* [WHAT THE EXERCISE ASKS] The records below hold a stretch from the line with "Output the Python" through the line with "ax = fig.add_axes([107"; return exactly those lines, ends included, and nothing more.

Start of RECORDS SUPPLIED

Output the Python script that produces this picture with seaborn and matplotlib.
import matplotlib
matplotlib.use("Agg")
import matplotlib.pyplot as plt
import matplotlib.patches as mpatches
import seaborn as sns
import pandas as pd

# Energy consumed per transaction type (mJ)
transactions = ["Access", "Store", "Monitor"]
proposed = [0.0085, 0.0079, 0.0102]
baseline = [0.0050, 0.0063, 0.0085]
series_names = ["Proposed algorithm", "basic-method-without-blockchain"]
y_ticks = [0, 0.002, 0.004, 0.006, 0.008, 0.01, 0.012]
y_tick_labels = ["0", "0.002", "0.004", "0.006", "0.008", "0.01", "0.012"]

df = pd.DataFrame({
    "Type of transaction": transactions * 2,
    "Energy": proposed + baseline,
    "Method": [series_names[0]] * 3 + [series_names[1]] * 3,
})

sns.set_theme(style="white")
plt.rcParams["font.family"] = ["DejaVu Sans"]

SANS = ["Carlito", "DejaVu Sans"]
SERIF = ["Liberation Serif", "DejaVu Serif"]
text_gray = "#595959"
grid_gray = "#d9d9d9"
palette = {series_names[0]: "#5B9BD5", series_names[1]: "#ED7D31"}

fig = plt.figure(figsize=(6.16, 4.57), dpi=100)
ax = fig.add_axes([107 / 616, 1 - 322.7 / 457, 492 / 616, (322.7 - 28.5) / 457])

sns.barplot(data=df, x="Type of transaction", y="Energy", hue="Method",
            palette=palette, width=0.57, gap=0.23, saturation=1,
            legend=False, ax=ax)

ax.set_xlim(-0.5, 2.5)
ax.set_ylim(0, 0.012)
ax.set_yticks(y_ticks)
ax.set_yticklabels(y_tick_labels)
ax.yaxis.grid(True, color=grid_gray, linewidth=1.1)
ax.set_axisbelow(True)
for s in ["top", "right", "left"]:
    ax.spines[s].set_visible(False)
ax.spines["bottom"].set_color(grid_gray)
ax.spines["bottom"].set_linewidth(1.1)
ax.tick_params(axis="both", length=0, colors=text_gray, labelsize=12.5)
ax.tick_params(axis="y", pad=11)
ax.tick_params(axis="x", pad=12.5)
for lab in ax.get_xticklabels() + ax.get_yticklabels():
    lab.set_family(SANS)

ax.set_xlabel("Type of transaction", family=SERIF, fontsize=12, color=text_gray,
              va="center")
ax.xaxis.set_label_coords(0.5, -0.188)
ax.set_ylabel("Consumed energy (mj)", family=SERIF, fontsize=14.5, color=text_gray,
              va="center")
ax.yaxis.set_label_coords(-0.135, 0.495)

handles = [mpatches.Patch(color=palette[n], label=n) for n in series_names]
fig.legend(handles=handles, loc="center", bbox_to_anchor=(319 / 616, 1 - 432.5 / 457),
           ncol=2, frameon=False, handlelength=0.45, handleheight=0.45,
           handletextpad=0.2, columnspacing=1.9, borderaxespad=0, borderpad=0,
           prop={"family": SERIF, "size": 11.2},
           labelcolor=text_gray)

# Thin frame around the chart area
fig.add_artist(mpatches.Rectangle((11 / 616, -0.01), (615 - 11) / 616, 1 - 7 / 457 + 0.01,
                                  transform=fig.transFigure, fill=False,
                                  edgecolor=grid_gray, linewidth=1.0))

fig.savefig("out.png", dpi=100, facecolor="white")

End of RECORDS SUPPLIED
Start of RECORDS SUPPLIED

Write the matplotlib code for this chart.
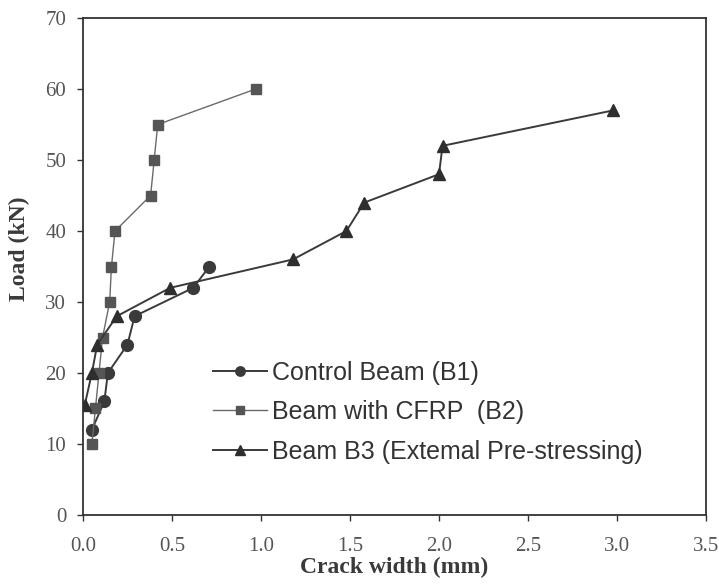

End of RECORDS SUPPLIED

* [TASK RESPONSE]
Output the Python script that produces this picture with seaborn and matplotlib.
import matplotlib
matplotlib.use("Agg")
import matplotlib.pyplot as plt
import matplotlib.patches as mpatches
import seaborn as sns
import pandas as pd

# Energy consumed per transaction type (mJ)
transactions = ["Access", "Store", "Monitor"]
proposed = [0.0085, 0.0079, 0.0102]
baseline = [0.0050, 0.0063, 0.0085]
series_names = ["Proposed algorithm", "basic-method-without-blockchain"]
y_ticks = [0, 0.002, 0.004, 0.006, 0.008, 0.01, 0.012]
y_tick_labels = ["0", "0.002", "0.004", "0.006", "0.008", "0.01", "0.012"]

df = pd.DataFrame({
    "Type of transaction": transactions * 2,
    "Energy": proposed + baseline,
    "Method": [series_names[0]] * 3 + [series_names[1]] * 3,
})

sns.set_theme(style="white")
plt.rcParams["font.family"] = ["DejaVu Sans"]

SANS = ["Carlito", "DejaVu Sans"]
SERIF = ["Liberation Serif", "DejaVu Serif"]
text_gray = "#595959"
grid_gray = "#d9d9d9"
palette = {series_names[0]: "#5B9BD5", series_names[1]: "#ED7D31"}

fig = plt.figure(figsize=(6.16, 4.57), dpi=100)
ax = fig.add_axes([107 / 616, 1 - 322.7 / 457, 492 / 616, (322.7 - 28.5) / 457])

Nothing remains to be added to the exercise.